Choose your organization approach.
When “graphic user interfaces” were invented for personal computers decades ago, they were designed to resemble familiar objects in our physical workspaces. So the screen became the “desktop,” which in turn became the home for files that could either be “nested” neatly within each other in a pseudo “cabinet” or else strewn about the virtual desktop as we might do in real life. But unlike in the physical world, the computer's search, tagging, and flagging functions make instant access possible and render moot the need to click and scroll to find objects; if, of course, we can remember what terms, tags, and flags to use in our search.

Our approach to our virtual spaces tends to be similar to that of our physical ones. Some people can't imagine not creating an organized system to file documents on their computer and would find it chaotic not having documents housed in relevant folders. But it is also possible to pile your documents, just put them anywhere, and still be able to access them instantly
if
you keep a consistent convention for naming files. The reality is that if you are the kind of person who resists filing, you might also be resistant to naming things consistently.

The cost of not doing one or the other, I guarantee you, is hours of lost time. If you take either consistent filing or naming seriously, getting some of your life back seems a pretty good dividend.

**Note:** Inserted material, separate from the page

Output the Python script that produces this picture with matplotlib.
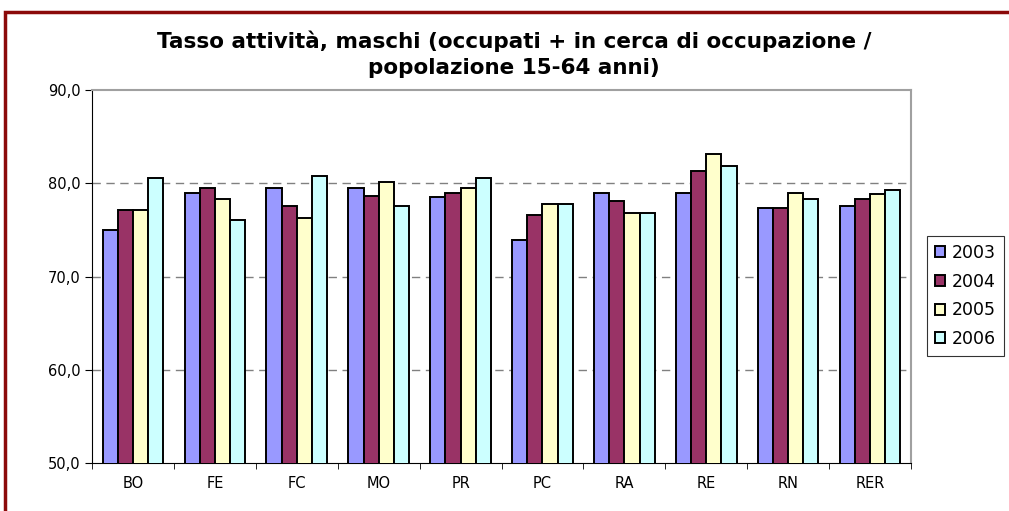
import numpy as np
import matplotlib.pyplot as plt
from matplotlib.patches import Rectangle

plt.rcParams['font.family'] = ['DejaVu Sans']

# province labels and yearly values
categories = ['BO', 'FE', 'FC', 'MO', 'PR', 'PC', 'RA', 'RE', 'RN', 'RER']
years = ['2003', '2004', '2005', '2006']
v2003 = [75.0, 79.0, 79.5, 79.5, 78.5, 73.9, 79.0, 79.0, 77.3, 77.6]
v2004 = [77.1, 79.5, 77.6, 78.6, 79.0, 76.6, 78.1, 81.3, 77.3, 78.3]
v2005 = [77.1, 78.3, 76.3, 80.1, 79.5, 77.8, 76.8, 83.1, 79.0, 78.8]
v2006 = [80.6, 76.1, 80.8, 77.6, 80.6, 77.8, 76.8, 81.8, 78.3, 79.3]
colors = ['#9999FF', '#993366', '#FFFFCC', '#CCFFFF']

fig = plt.figure(figsize=(10.09, 5.11), dpi=100)
ax = fig.add_axes([0.0912, 0.0939, 0.8117, 0.730])

x = np.arange(len(categories))
w = 0.185
series = [v2003, v2004, v2005, v2006]
for i, vals in enumerate(series):
    ax.bar(x + (i - 1.5) * w, vals, width=w, bottom=0, color=colors[i],
           edgecolor='black', linewidth=1.4, label=years[i], zorder=3)

ax.set_ylim(50, 90)
ax.set_xlim(-0.5, len(categories) - 0.5)
ax.set_yticks([50, 60, 70, 80, 90])
ax.set_yticklabels(['50,0', '60,0', '70,0', '80,0', '90,0'], fontsize=10.5)
ax.set_xticks(x)
ax.set_xticklabels(categories, fontsize=10.5)
ax.set_xticks(np.arange(len(categories) + 1) - 0.5, minor=True)
ax.tick_params(axis='x', which='major', length=0, pad=9)
ax.tick_params(axis='x', which='minor', length=4, direction='out', color='black')
ax.tick_params(axis='y', length=5, direction='out', pad=3)

for yv in [60, 70, 80]:
    ax.axhline(yv, color='#808080', linestyle=(0, (6, 4)), linewidth=1.0, zorder=1)

ax.spines['left'].set_color('black')
ax.spines['bottom'].set_color('black')
ax.spines['top'].set_color('#a0a0a0')
ax.spines['right'].set_color('#a0a0a0')
ax.spines['top'].set_linewidth(1.5)
ax.spines['right'].set_linewidth(1.5)

fig.text(514 / 1009, 1 - 54 / 511, 'Tasso attività, maschi (occupati + in cerca di occupazione /\npopolazione 15-64 anni)',
         ha='center', va='center', fontsize=15.5, fontweight='bold', linespacing=1.4)

leg = fig.legend(loc='upper left', bbox_to_anchor=(927 / 1009, 1 - 236 / 511),
                 fontsize=12.5, frameon=True, fancybox=False, edgecolor='black',
                 handlelength=0.6, handleheight=0.6, handletextpad=0.4,
                 labelspacing=0.62, borderpad=0.45, borderaxespad=0)
leg.get_frame().set_linewidth(0.8)

# dark red outer frame
fig.patches.append(Rectangle((5 / 1009, -0.05), 1.1, 1 - 12 / 511 + 0.05,
                             transform=fig.transFigure, fill=False,
                             edgecolor='#8B0A0A', linewidth=2.5))

fig.savefig('out.png', dpi=100)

Consider iconography geography.
Both our computers and mobile devices require us to work with icons. And because we use these virtual “buttons” so often, it is vital that we develop automatic reactions linked to where these things are. Invest some time to place and/or nest your icons, with the most frequently used placed to one side or another. It's worth the time, but will also require periodic reinvestment as you add and delete apps.

Learn gestures.
Many digital devices now enable powerful shortcuts called
gestures
—manipulations you can do with different combinations of your fingertips. For example, on some computers
you can clear all the open windows off your desktop by spreading your fingers. Take some time to learn these gestures, and that time will be returned many times over.

Automate.
Software and apps automate so many processes now—like turning business cards into entries in your digital contact list or shunting unwanted e-mail out of the way. Using these can be complicated for the less-advanced user, but there are plenty of online tutorials. Consulting with an expert can save a lot of future keystrokes.

Learn to type.
Keyboard use in the developed world is now nearly universal in both the workplace and outside of it. Yet it boggles the mind that so few people have developed automaticity for the one device they use the most. Not knowing how to type well makes about as much sense as a chef not knowing how to wield a knife.

Your devices are important spaces to arrange and make as ergonomic as possible. They are extensions of your nervous system, and you can only be as responsive as your technology.